What makes this case extraordinary is the age — or the lack of it. Thirteen flight hours. This is not a worn-out widebody with 60,000 cycles. This is an essentially new airplane, and someone looked at a spreadsheet and decided the math favored disassembly.
The Structural Problem Behind the Headlines
The real story is a systemic failure in how commercial aviation manages its supply chain. Boeing has delivered fewer 787s than airlines need. Airbus faces similar constraints with the A350. The entire widebody market is supply-constrained.
The downstream effects cascade predictably:
- Airlines defer retirements of older aircraft, flying 767s and A330s longer than planned because replacements are not arriving.
- Those aging jets consume parts at higher rates.
- Parts suppliers eye low-time, undelivered airframes in storage and see inventory worth more disassembled than whole.
Until Boeing and Airbus can reliably deliver new widebodies at the rate airlines need, the teardown market will keep thriving. Parts scarcity drives prices up, high prices make teardowns attractive, and orphaned airframes in storage will keep getting the wrenches.
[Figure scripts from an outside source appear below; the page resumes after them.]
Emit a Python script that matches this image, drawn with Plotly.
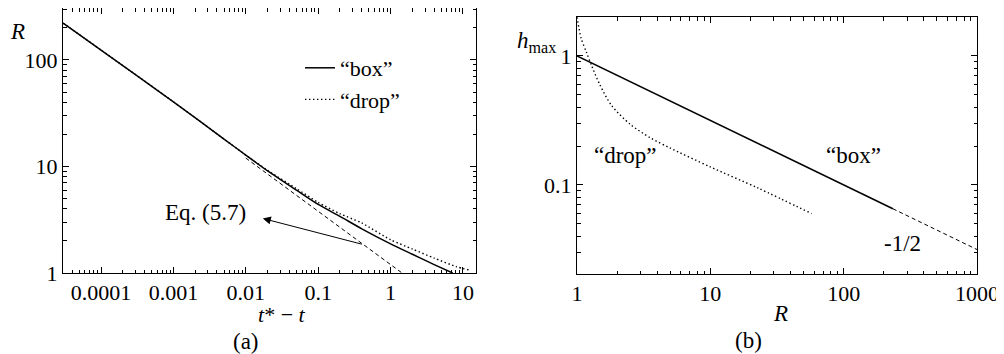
import math

import plotly.graph_objects as go

# ---- panel (a): R versus t* - t ----
box_t = [3e-5, 1e-4, 1e-3, 5e-3, 1e-2, 2e-2, 5e-2, 0.1, 0.2, 0.4, 1, 2, 4, 7.2]
box_R = [222, 124, 40.5, 18.1, 12.8, 9.1, 6.0, 4.4, 3.4, 2.6, 1.88, 1.5, 1.2, 1.0]

drop_t = [3e-5, 1e-4, 1e-3, 1e-2, 2e-2, 5e-2, 0.1, 0.2, 0.4, 1, 2, 4, 8, 12.5]
drop_R = [222, 124, 40.5, 12.8, 9.2, 6.2, 4.6, 3.6, 2.95, 2.05, 1.68, 1.38, 1.15, 1.06]

eq_t = [0.01, 1.44]
eq_R = [12.0, 1.0]

# ---- panel (b): h_max versus R ----
box_Rb = [1, 234]
box_h = [1, 0.0654]
asym_Rb = [234, 1000]
asym_h = [0.0654, 0.0316]

drop_Rb = [1.0, 1.072, 1.175, 1.288, 1.479, 1.82, 2.512, 3.548, 5.012, 10, 22.9, 57.5]
drop_h = [1.995, 1.38, 1.072, 0.841, 0.603, 0.412, 0.295, 0.232, 0.193, 0.138, 0.0944, 0.060]

ax_a_vals = [1e-4, 1e-3, 1e-2, 0.1, 1, 10]
ax_a_text = ["0.0001", "0.001", "0.01", "0.1", "1", "10"]
ay_a_vals = [1, 10, 100]
ay_a_text = ["1", "10", "100"]
ax_b_vals = [1, 10, 100, 1000]
ax_b_text = ["1", "10", "100", "1000"]
ay_b_vals = [0.1, 1]
ay_b_text = ["0.1", "1"]

FONT = "Liberation Serif"
PAGE_W, PAGE_H = 1004, 354
OFF = 8  # default body margin of the html page
W, H = PAGE_W - OFF, PAGE_H - OFF
DOT = "1.4px,2.6px"
DASH = "4px,3px"


def minors(lo, hi):
    return [m * 10 ** e for e in range(lo, hi) for m in range(2, 10)]


def fx(x):
    return (x - OFF) / W


def fy(y):
    return (H - (y - OFF)) / H


def log_axis(rng, vals, text, minor_vals, domain, anchor):
    return dict(
        type="log", range=rng, domain=domain, anchor=anchor, automargin=False,
        tickmode="array", tickvals=vals, ticktext=text,
        ticks="inside", ticklen=6, tickwidth=1, tickcolor="black",
        showline=True, linecolor="black", linewidth=1, mirror="allticks",
        showgrid=False, zeroline=False, ticklabeloverflow="allow",
        tickfont=dict(family=FONT, size=22, color="black"),
        minor=dict(tickmode="array", tickvals=minor_vals, ticks="inside",
                   ticklen=3.5, tickwidth=1, tickcolor="black", showgrid=False),
    )


fig = go.Figure()

fig.add_trace(go.Scatter(x=eq_t, y=eq_R, mode="lines", showlegend=False,
                         line=dict(color="black", width=1, dash=DASH),
                         xaxis="x", yaxis="y"))
fig.add_trace(go.Scatter(x=drop_t, y=drop_R, mode="lines", name="\u201cdrop\u201d",
                         legendgroup="d", line=dict(color="black", width=1.4, dash=DOT,
                                                    shape="spline", smoothing=0.6),
                         xaxis="x", yaxis="y"))
fig.add_trace(go.Scatter(x=box_t, y=box_R, mode="lines", name="\u201cbox\u201d",
                         legendgroup="b", line=dict(color="black", width=1.5,
                                                    shape="spline", smoothing=0.6),
                         xaxis="x", yaxis="y"))

fig.add_trace(go.Scatter(x=asym_Rb, y=asym_h, mode="lines", showlegend=False,
                         line=dict(color="black", width=1, dash=DASH),
                         xaxis="x2", yaxis="y2"))
fig.add_trace(go.Scatter(x=box_Rb, y=box_h, mode="lines", showlegend=False,
                         line=dict(color="black", width=1.5),
                         xaxis="x2", yaxis="y2"))
fig.add_trace(go.Scatter(x=drop_Rb, y=drop_h, mode="lines", showlegend=False,
                         line=dict(color="black", width=1.4, dash=DOT,
                                   shape="spline", smoothing=0.8),
                         xaxis="x2", yaxis="y2"))

fig.update_layout(
    template="none",
    width=W, height=H,
    margin=dict(l=0, r=0, t=0, b=0, autoexpand=False),
    plot_bgcolor="#fff", paper_bgcolor="#fff",
    font=dict(family=FONT, size=22, color="black"),
    xaxis=log_axis([-4.525, 1.18], ax_a_vals, ax_a_text, minors(-5, 2),
                   [fx(63), fx(476)], "y"),
    yaxis=log_axis([0, 2.488], ay_a_vals, ay_a_text, minors(0, 3),
                   [fy(273), fy(8)], "x"),
    xaxis2=log_axis([0, 3], ax_b_vals, ax_b_text, minors(0, 3),
                    [fx(577), fx(977)], "y2"),
    yaxis2=log_axis([-1.69, 0.302], ay_b_vals, ay_b_text, minors(-2, 1),
                    [fy(274), fy(17)], "x2"),
    legend=dict(x=fx(300), y=fy(47), xanchor="left", yanchor="top",
                bgcolor="rgba(0,0,0,0)", tracegroupgap=4, borderwidth=0,
                font=dict(family=FONT, size=22), traceorder="reversed"),
)


def label(text, x, y, size=23):
    fig.add_annotation(text=text, x=fx(x), y=fy(y), xref="paper", yref="paper",
                       xanchor="center", yanchor="middle", showarrow=False,
                       font=dict(family=FONT, size=size, color="black"))


label("<i>R</i>", 17, 32)
label("<i>t</i>* \u2212 <i>t</i>", 282, 314, size=22)
label("(a)", 246, 341)
label("<i>h</i><sub>max</sub>", 536, 42)
label("<i>R</i>", 780, 313)
label("(b)", 748, 340)

# panel (a) Eq. label and arrow
label("Eq. (5.7)", 205, 213)
fig.add_annotation(
    x=math.log10(0.0172), y=math.log10(3.25), xref="x", yref="y",
    ax=math.log10(0.419), ay=math.log10(1.85), axref="x", ayref="y",
    text="", showarrow=True, arrowhead=2, arrowsize=1.6, arrowwidth=1,
    arrowcolor="black",
)

# panel (b) curve labels (log10 data coordinates)
for text, lx, ly in [("\u201cdrop\u201d", 0.367, -0.775),
                     ("\u201cbox\u201d", 2.071, -0.775),
                     ("-1/2", 2.44, -1.45)]:
    fig.add_annotation(text=text, x=lx, y=ly, xref="x2", yref="y2", showarrow=False,
                       xanchor="center", yanchor="middle",
                       font=dict(family=FONT, size=23, color="black"))

fig.write_html("out.html")
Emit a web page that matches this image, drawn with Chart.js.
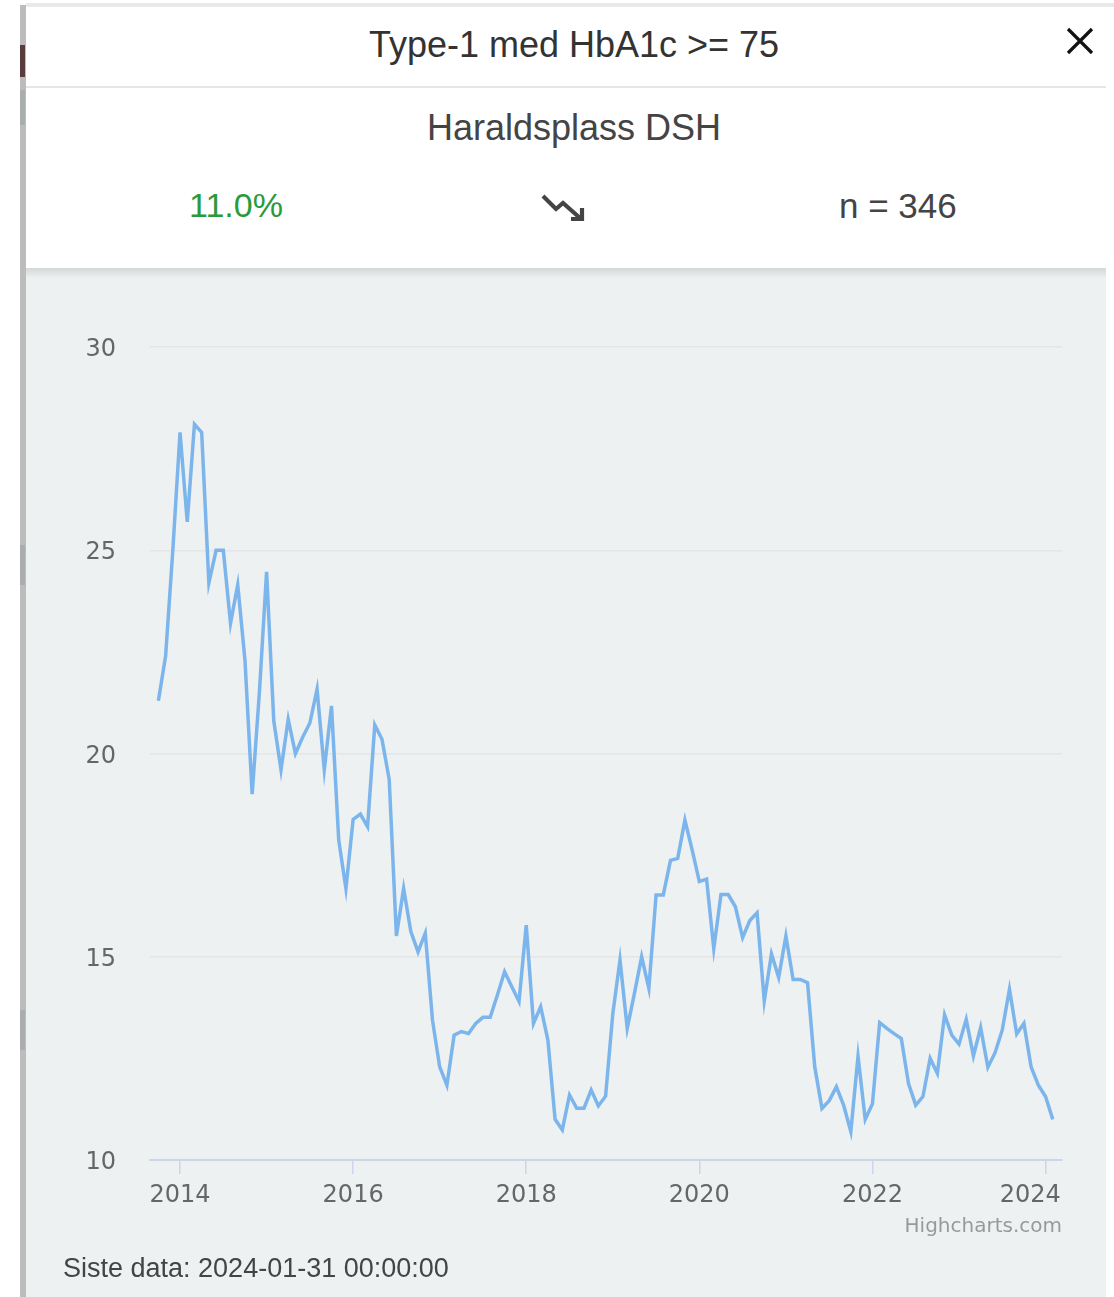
<!DOCTYPE html>
<html>
<head>
<meta charset="utf-8">
<script src="https://cdn.jsdelivr.net/npm/chart.js@4"></script>
<style>
  html, body { margin: 0; padding: 0; background: #fff; }
  body { width: 1114px; height: 1297px; position: relative; overflow: hidden; font-family: "Liberation Sans", Arial, sans-serif; }
  .topline { position: absolute; left: 26px; right: 0; top: 3px; height: 4px; background: #e9e9e9; }
  .strip { position: absolute; left: 20px; top: 5px; width: 6px; bottom: 0; background: #bcbcbc; }
  .strip-mark { position: absolute; left: 20px; width: 5px; }
  .modal-head { position: absolute; left: 26px; right: 8px; top: 7px; height: 80px; background: #fff; }
  .sep { position: absolute; left: 26px; right: 8px; top: 86px; height: 2px; background: #e6e6e6; }
  .info { position: absolute; left: 26px; right: 8px; top: 88px; height: 180px; background: #fff; }
  .panel { position: absolute; left: 26px; right: 8px; top: 268px; bottom: 0; background: #edf1f2; }
  .shadow { position: absolute; left: 26px; right: 8px; top: 268px; height: 10px; background: linear-gradient(#d4d7d8, rgba(237,241,242,0)); }
  .txt { position: absolute; white-space: nowrap; }
  #chartBox { position: absolute; left: 26px; top: 275px; width: 1080px; height: 1022px; }
</style>
</head>
<body>
<div class="topline"></div>
<div class="strip"></div>
<div class="strip-mark" style="top:45px;height:32px;background:#5a3c3c;"></div>
<div class="strip-mark" style="top:90px;height:35px;background:#a9adad;"></div>
<div class="strip-mark" style="top:545px;height:40px;background:#a9adad;"></div>
<div class="strip-mark" style="top:1010px;height:40px;background:#a9adad;"></div>

<div class="modal-head"></div>
<div class="sep"></div>
<div class="info"></div>
<div class="panel"></div>
<div class="shadow"></div>

<div class="txt" style="left:0;width:1148px;text-align:center;top:24px;font-size:36px;color:#333;">Type-1 med HbA1c &gt;= 75</div>
<svg class="txt" style="left:1062px;top:24px;" width="36" height="34">
  <path d="M6 5 L30 29 M30 5 L6 29" stroke="#111" stroke-width="3.2" fill="none"/>
</svg>
<div class="txt" style="left:0;width:1148px;text-align:center;top:107px;font-size:36px;color:#444;">Haraldsplass DSH</div>
<div class="txt" id="pct" style="left:189px;top:186px;font-size:34px;color:#2a9a3c;">11.0%</div>
<svg class="txt" style="left:538px;top:190px;" width="52" height="36">
  <path d="M5 6 L18 19 L25 13 L42 28" stroke="#444" stroke-width="4.2" fill="none" stroke-linejoin="miter"/>
  <path d="M33 29 L44 29 L44 18" stroke="#444" stroke-width="4.2" fill="none"/>
</svg>
<div class="txt" id="nval" style="left:839px;top:186px;font-size:35px;color:#444;">n = 346</div>

<div id="chartBox"><canvas id="hba1cChart" width="1080" height="1022"></canvas></div>

<div class="txt" style="right:52px;top:1213px;font-family:'DejaVu Sans',sans-serif;font-size:20px;color:#999;">Highcharts.com</div>
<div class="txt" style="left:63px;top:1253px;font-size:27px;color:#444;">Siste data: 2024-01-31 00:00:00</div>

<script>
// Data: andel (%) Type-1 med HbA1c >= 75, månedlig, sept 2013 - jan 2024
const startYear = 2013;
const startMonth = 9;

const values2013 = [21.3, 22.4, 25.0, 27.9];
const values2014 = [25.7, 28.1, 27.9, 24.2, 25.0, 25.0, 23.2, 24.15, 22.3, 19.0, 21.5, 24.47];
const values2015 = [20.8, 19.6, 20.84, 20.0, 20.4, 20.75, 21.58, 19.6, 21.17, 17.87, 16.68, 18.38];
const values2016 = [18.51, 18.2, 20.7, 20.35, 19.36, 15.51, 16.68, 15.62, 15.12, 15.58, 13.44, 12.29];
const values2017 = [11.84, 13.07, 13.16, 13.11, 13.36, 13.51, 13.51, 14.06, 14.63, 14.26, 13.9, 15.78];
const values2018 = [13.36, 13.77, 12.95, 11.0, 10.74, 11.6, 11.27, 11.27, 11.72, 11.33, 11.57, 13.6];
const values2019 = [14.92, 13.24, 14.1, 15.0, 14.22, 16.52, 16.52, 17.37, 17.42, 18.36, 17.63, 16.85];
const values2020 = [16.91, 15.2, 16.53, 16.53, 16.23, 15.47, 15.89, 16.08, 13.91, 15.07, 14.49, 15.51];
const values2021 = [14.44, 14.44, 14.36, 12.29, 11.27, 11.46, 11.8, 11.35, 10.7, 12.55, 11.0, 11.38];
const values2022 = [13.38, 13.24, 13.11, 12.99, 11.88, 11.35, 11.56, 12.5, 12.13, 13.57, 13.07, 12.85];
const values2023 = [13.46, 12.56, 13.26, 12.28, 12.64, 13.2, 14.2, 13.1, 13.36, 12.29, 11.84, 11.56];
const values2024 = [11.0];

const xTickLabels = [2014, 2016, 2018, 2020, 2022, 2024];
const yTickLabels = [10, 15, 20, 25, 30];

const allValues = [].concat(values2013, values2014, values2015, values2016, values2017,
    values2018, values2019, values2020, values2021, values2022, values2023, values2024);

// Chaque point est placé à la fin du mois (année décimale)
const points = allValues.map((v, i) => {
    const m = startMonth + i; // mois compté depuis janvier 2013
    return { x: startYear + m / 12, y: v };
});

const ctx = document.getElementById('hba1cChart').getContext('2d');

new Chart(ctx, {
    type: 'line',
    data: {
        datasets: [{
            data: points,
            borderColor: '#7cb5ec',
            borderWidth: 3.5,
            pointRadius: 0,
            tension: 0,
            fill: false
        }]
    },
    options: {
        responsive: false,
        maintainAspectRatio: false,
        animation: false,
        events: [],
        layout: { padding: { top: 72, right: 44, left: 0, bottom: 77 } },
        plugins: {
            legend: { display: false },
            tooltip: { enabled: false }
        },
        scales: {
            x: {
                type: 'linear',
                min: 2013.653,
                max: 2024.19,
                afterBuildTicks: scale => { scale.ticks = xTickLabels.map(v => ({ value: v })); },
                afterFit: scale => { scale.height = 60; },
                grid: {
                    drawOnChartArea: false,
                    drawTicks: true,
                    tickLength: 14,
                    color: '#ccd6eb',
                    lineWidth: 1.5
                },
                border: { display: true, color: '#ccd6eb', width: 2 },
                ticks: {
                    padding: 7,
                    maxRotation: 0,
                    autoSkip: false,
                    color: '#666',
                    font: { family: 'DejaVu Sans', size: 24 },
                    // le dernier label est décalé vers la gauche, comme dans Highcharts
                    callback: v => v === xTickLabels[xTickLabels.length - 1] ? v + '    ' : String(v)
                }
            },
            y: {
                min: yTickLabels[0],
                max: yTickLabels[yTickLabels.length - 1],
                afterBuildTicks: scale => { scale.ticks = yTickLabels.map(v => ({ value: v })); },
                afterFit: scale => { scale.width = 124; },
                grid: {
                    drawTicks: false,
                    color: '#e3e5e6',
                    lineWidth: 1.5
                },
                border: { display: false },
                ticks: {
                    padding: 34,
                    labelOffset: 3,
                    color: '#666',
                    font: { family: 'DejaVu Sans', size: 24 },
                    callback: v => String(v)
                }
            }
        }
    }
});
</script>
</body>
</html>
What This Means for Pilots
For airline pilots: Fleet planning at the majors is constrained. Airlines have the routes and the demand but not always the metal. When a major carrier cannot get enough new widebodies, it holds onto narrowbodies longer, meaning fewer aircraft flow down to regionals. That affects hiring timelines and base assignments.
For general aviation pilots: The same math applies at every level. That Cessna 172 sitting in the back of a hangar with a run-out engine and corroded airframe? Someone is making the same calculation — is it worth more flying or as a parts source for the active fleet? The scale differs. The logic is identical.
The Composite Recycling Problem
There is an environmental dimension worth noting. The 787 is roughly 50% composite by weight. Carbon fiber reinforced polymer does not recycle the way aluminum does. When a legacy 737 gets torn apart, that aluminum returns to the material stream efficiently. Composite structures from a Dreamliner present a genuine disposal challenge for components that do not find a second life. The industry is still developing scalable recycling solutions for these materials.
Boeing’s Uncomfortable Position
Boeing has not commented publicly on individual teardown cases, but the company is aware that its delivery delays feed the secondary market. Every Dreamliner parted out is an airframe not flying passengers and not generating the long-term aftermarket revenue Boeing’s business model depends on. When your newest product is worth more dead than alive, the supply chain has a fundamental problem.
Supply and demand do not care how new an airplane is. They only care what the market needs right now.
Key Takeaways
- A Boeing 787 with just 13 flight hours is being dismantled for parts because component scarcity makes individual parts more valuable than the complete aircraft.
- Boeing and Airbus production delays have created a widebody supply crisis that forces airlines to keep older fleets flying longer, driving up parts demand.
- Certified, traceable components from teardowns — engines, landing gear, avionics — command millions of dollars each in the current market.
- The teardown trend will persist until manufacturers can deliver new widebodies at the rate airlines require them.
- Composite recycling remains an unsolved challenge, with 787 carbon fiber structures far harder to reclaim than traditional aluminum airframes.